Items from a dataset
• • • • • • •

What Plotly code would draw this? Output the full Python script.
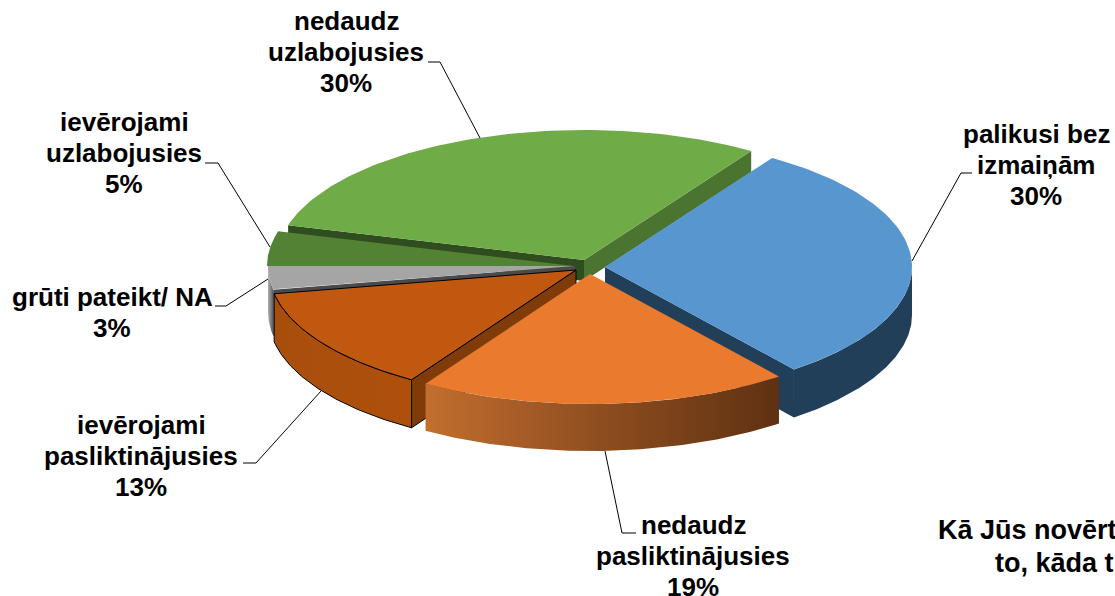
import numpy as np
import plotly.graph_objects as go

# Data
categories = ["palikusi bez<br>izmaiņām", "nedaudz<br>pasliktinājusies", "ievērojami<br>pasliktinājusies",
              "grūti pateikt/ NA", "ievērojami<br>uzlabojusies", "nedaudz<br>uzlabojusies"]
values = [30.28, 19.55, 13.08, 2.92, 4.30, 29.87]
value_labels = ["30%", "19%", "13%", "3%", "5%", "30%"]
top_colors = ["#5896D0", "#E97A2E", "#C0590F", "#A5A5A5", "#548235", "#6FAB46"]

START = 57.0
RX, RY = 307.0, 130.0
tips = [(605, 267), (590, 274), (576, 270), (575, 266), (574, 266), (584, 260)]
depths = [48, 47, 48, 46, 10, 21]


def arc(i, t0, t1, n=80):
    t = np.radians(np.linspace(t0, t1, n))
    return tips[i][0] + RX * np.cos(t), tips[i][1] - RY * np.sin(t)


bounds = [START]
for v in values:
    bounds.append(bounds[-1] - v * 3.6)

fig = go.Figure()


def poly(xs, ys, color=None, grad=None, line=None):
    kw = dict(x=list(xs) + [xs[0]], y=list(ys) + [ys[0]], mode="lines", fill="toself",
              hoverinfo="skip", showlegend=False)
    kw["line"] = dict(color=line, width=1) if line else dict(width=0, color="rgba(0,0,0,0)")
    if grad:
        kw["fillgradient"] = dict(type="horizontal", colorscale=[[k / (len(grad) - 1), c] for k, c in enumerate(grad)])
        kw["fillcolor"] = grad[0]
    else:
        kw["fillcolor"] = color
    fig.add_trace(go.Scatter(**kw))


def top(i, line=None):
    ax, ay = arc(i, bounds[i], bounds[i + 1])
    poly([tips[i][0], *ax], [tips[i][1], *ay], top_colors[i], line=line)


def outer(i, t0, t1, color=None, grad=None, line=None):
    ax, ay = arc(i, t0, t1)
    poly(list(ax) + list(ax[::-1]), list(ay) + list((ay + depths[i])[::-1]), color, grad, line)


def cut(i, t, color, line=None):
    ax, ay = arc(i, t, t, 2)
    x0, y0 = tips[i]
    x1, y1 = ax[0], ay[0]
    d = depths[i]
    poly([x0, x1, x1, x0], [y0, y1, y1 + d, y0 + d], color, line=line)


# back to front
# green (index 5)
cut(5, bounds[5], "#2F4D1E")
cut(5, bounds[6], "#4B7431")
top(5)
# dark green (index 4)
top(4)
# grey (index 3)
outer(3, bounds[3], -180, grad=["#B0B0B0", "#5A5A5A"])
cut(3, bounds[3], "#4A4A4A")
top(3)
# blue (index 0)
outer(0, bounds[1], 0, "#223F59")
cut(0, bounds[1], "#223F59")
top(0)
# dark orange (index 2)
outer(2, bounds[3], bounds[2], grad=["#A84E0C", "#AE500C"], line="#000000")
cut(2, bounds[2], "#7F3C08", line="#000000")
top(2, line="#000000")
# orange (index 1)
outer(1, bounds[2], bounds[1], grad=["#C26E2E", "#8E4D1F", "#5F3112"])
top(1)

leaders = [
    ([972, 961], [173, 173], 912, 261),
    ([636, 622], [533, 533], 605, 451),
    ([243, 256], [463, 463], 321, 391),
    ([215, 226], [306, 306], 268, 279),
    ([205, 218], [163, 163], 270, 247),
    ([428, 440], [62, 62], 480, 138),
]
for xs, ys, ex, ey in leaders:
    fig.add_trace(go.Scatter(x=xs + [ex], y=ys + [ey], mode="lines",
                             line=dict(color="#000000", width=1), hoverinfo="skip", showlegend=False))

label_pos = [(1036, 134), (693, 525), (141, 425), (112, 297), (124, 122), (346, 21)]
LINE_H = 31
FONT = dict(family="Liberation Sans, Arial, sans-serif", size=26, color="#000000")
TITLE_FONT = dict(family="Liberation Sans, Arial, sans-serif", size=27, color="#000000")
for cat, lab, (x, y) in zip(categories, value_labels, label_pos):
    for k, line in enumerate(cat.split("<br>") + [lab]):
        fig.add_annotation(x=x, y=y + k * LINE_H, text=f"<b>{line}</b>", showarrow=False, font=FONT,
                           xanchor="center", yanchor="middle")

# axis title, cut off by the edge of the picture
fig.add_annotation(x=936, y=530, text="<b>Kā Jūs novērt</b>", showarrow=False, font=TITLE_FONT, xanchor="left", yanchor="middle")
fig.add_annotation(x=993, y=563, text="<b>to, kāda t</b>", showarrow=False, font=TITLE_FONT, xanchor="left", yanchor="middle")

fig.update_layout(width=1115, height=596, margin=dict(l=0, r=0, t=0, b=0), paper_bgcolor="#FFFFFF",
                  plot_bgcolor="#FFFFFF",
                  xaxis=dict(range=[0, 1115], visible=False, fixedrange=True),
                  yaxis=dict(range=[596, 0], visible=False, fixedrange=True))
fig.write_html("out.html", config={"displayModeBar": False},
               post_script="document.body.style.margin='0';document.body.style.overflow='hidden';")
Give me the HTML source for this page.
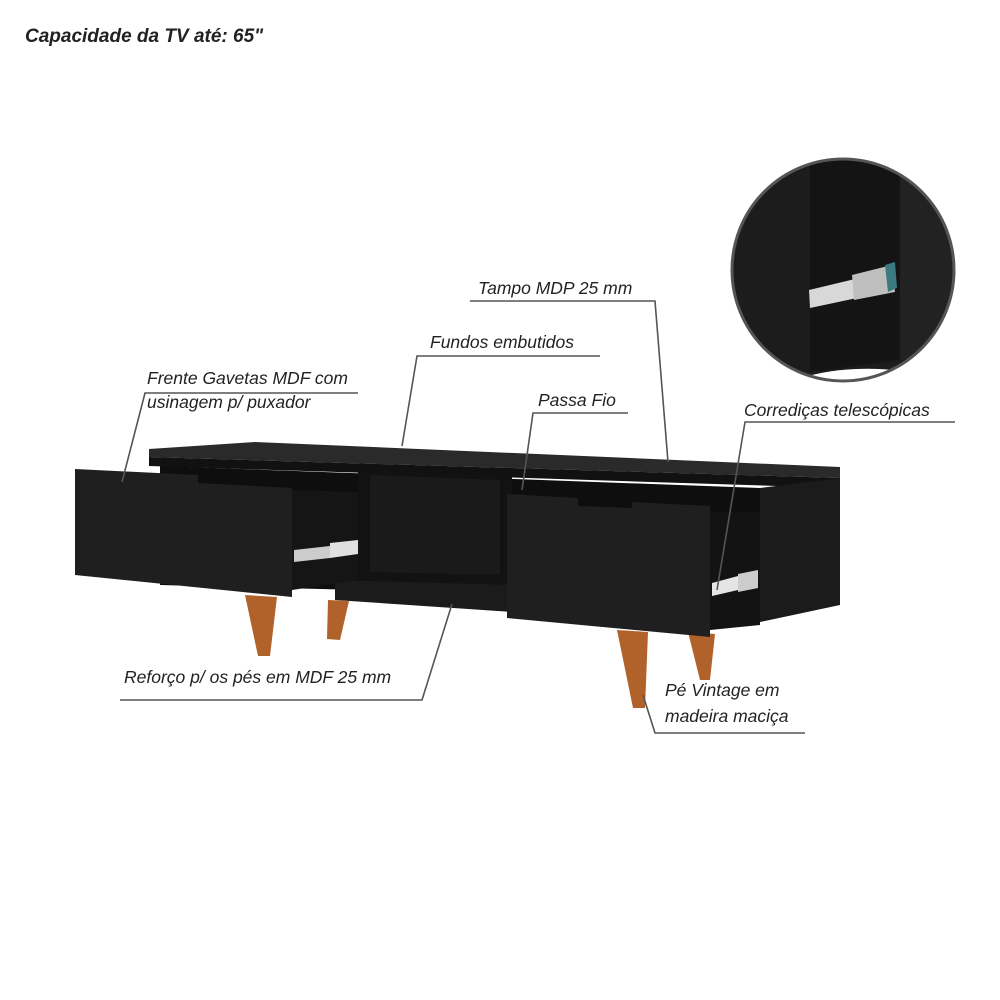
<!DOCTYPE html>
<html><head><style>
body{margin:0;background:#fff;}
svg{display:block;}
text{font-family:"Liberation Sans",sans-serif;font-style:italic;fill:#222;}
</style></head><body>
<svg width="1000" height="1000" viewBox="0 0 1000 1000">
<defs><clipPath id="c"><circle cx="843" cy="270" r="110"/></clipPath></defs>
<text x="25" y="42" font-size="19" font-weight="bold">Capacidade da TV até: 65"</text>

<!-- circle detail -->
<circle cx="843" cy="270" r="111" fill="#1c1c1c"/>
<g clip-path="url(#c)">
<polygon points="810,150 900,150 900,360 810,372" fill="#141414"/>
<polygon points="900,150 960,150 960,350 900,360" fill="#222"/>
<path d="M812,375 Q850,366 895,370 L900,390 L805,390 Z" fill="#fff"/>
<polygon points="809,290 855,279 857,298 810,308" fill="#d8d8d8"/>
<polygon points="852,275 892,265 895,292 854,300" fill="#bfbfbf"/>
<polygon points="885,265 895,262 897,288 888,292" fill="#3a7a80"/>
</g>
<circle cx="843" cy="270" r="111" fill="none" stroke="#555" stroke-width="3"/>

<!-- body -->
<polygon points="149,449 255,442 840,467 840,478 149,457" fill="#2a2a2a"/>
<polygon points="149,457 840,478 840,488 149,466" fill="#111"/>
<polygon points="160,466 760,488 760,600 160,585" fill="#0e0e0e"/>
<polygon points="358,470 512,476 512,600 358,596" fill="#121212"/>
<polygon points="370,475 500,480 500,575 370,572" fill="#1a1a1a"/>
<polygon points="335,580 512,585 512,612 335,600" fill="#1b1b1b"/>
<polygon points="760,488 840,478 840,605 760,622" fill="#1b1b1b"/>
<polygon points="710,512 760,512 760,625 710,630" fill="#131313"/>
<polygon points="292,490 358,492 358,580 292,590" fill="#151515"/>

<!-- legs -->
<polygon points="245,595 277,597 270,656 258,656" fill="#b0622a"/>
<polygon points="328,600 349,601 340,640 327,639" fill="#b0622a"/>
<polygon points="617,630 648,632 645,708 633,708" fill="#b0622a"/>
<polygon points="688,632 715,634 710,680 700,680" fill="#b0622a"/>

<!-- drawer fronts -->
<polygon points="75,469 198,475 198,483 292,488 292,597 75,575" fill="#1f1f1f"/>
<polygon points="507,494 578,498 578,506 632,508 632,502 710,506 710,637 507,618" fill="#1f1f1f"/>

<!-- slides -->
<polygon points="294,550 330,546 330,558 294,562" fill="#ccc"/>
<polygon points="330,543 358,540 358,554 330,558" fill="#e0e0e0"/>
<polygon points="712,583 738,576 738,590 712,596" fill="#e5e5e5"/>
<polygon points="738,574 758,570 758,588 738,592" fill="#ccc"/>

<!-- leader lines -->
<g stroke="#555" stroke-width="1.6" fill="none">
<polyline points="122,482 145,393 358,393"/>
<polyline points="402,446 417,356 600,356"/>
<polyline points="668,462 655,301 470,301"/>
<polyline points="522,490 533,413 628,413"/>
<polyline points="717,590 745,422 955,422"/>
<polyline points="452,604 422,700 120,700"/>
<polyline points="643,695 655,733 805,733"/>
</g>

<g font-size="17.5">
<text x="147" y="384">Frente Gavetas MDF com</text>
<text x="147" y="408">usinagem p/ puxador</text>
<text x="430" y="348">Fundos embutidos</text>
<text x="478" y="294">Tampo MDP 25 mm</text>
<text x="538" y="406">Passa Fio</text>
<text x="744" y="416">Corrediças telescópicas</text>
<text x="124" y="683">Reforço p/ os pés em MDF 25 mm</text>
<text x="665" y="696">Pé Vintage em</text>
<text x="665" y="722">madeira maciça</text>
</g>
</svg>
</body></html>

• • • • • • •

> [Goal]: Copy nothing past the line containing "import plotly.graph_objects as go": reproduce every line from the start of the records up to it, skipping pictures.

> [Result]:
What Plotly code would draw this? Output the full Python script.
import numpy as np
import plotly.graph_objects as go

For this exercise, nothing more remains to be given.